Bir kesimi hedef almak yerine bütüne bakmada yarar var.
Canı yanan, ruhu acı çeken kendini belli eder. Bir biçimde tepkisini dile getirir.
Vietnam katliamı büyüktü, insanlar öldü. Kapitalizme ve Amerika’ya öfkelenenler Vietnam’ı acı duyarak anlattılar. Şiirler yazıldı. Dünyanın neresinde olursa olsun yazılmalıdır.
Fakat günümüzde yaşanan şu büyük drama karşı duyarsızlıklarını belli edenler ya ırkî kaygılardan, ya dine olan mesafelerinden ya da insanlıklarını yitirmelerinden ötürü ilgisizdirler. Hatta içten içe sevinç duyarlar. Siyasal bağnazlıklardan, belli kesime olan öfkelerinden körleşip sağırlaşıyor ve duyarsızlaşıyorlar.
Dünyada insanlar arasındaki bu büyük uçurum nefret ve öfkeyi büyütüyor. İnsan olma erdemi unutuluyor. Ve hatta kendilerini bir başka varlık olarak görüyorlar. Siyonist Yahudilerin yaptıklarının benzerini yapıyorlar. Öfke duyduklarına karşı fırsat ellerine geçse aynısını yapacaklar.
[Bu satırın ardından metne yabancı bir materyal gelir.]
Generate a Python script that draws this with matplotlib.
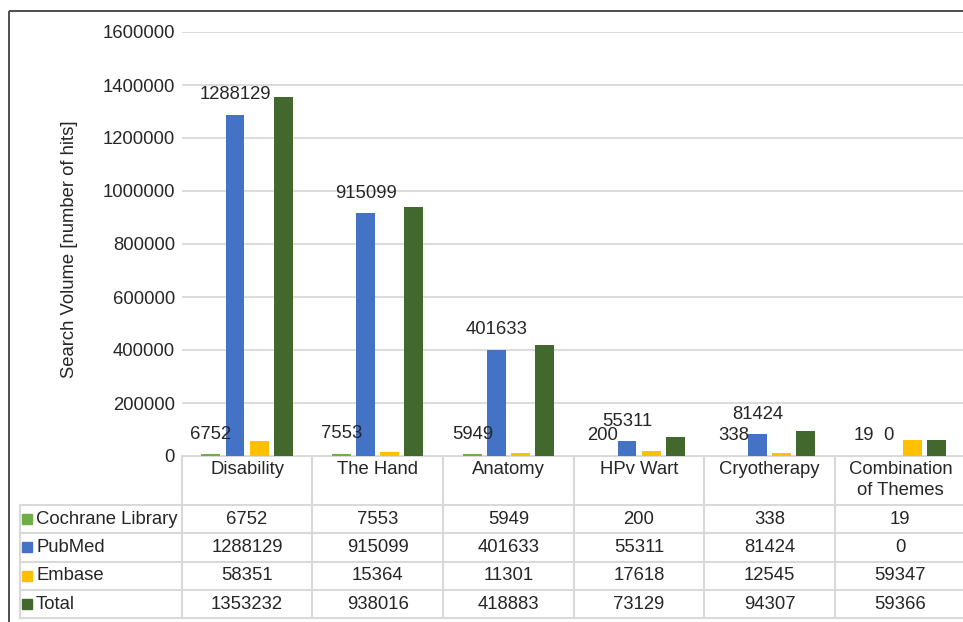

Ruhları bürüyen karanlıklar onları görmezleştiriyor.
Ey insan bir gün senin de başına benzer bir durum gelebilir. Gücün yetmeyebilir, yalnız kalabilirsin. O zaman yapabileceğin hiçbir şey olmayabilir. Öyle bir durumdan kimden yardım dileyeceksin, kimin gözüne bakacaksın? Sen bakmamış olsan bile yüreğinden merhamet ve sevgi olanlar, senin geçmişine ve yaptıklarına bakmadan sana koşarlar. Çünkü onlar ruhlarında acı duyarlar.
Yollar ve zamanlar daralıyor. İnsanlığı kuşatan büyük felâketler var. İnsandan gelen ve insan dışı oluşan büyük olaylar ve durumlar var. Yakın zamanda yaşanan büyük deprem insanlık için büyük ve önemli bir sınavdı. Gelecekte olmayacağını kim söyleyebilir.
İnsan sadece içinde bulunduğu ânı hesaba katarsa tıkanır. İnsanlığın bir geçmişi, içinde bulunduğu an ve geleceği var. Bugün günü yaşıyoruz her şey gözlerimizin önünde seyrediyor. Geçmişte yaşadıklarımız var. Gelecekte neler olabileceğini bilemiyoruz ve kestiremiyoruz. Çünkü gelecek bilinmezliklerle dolu. Bugünden geleceği de düşünmeliyiz ey insan.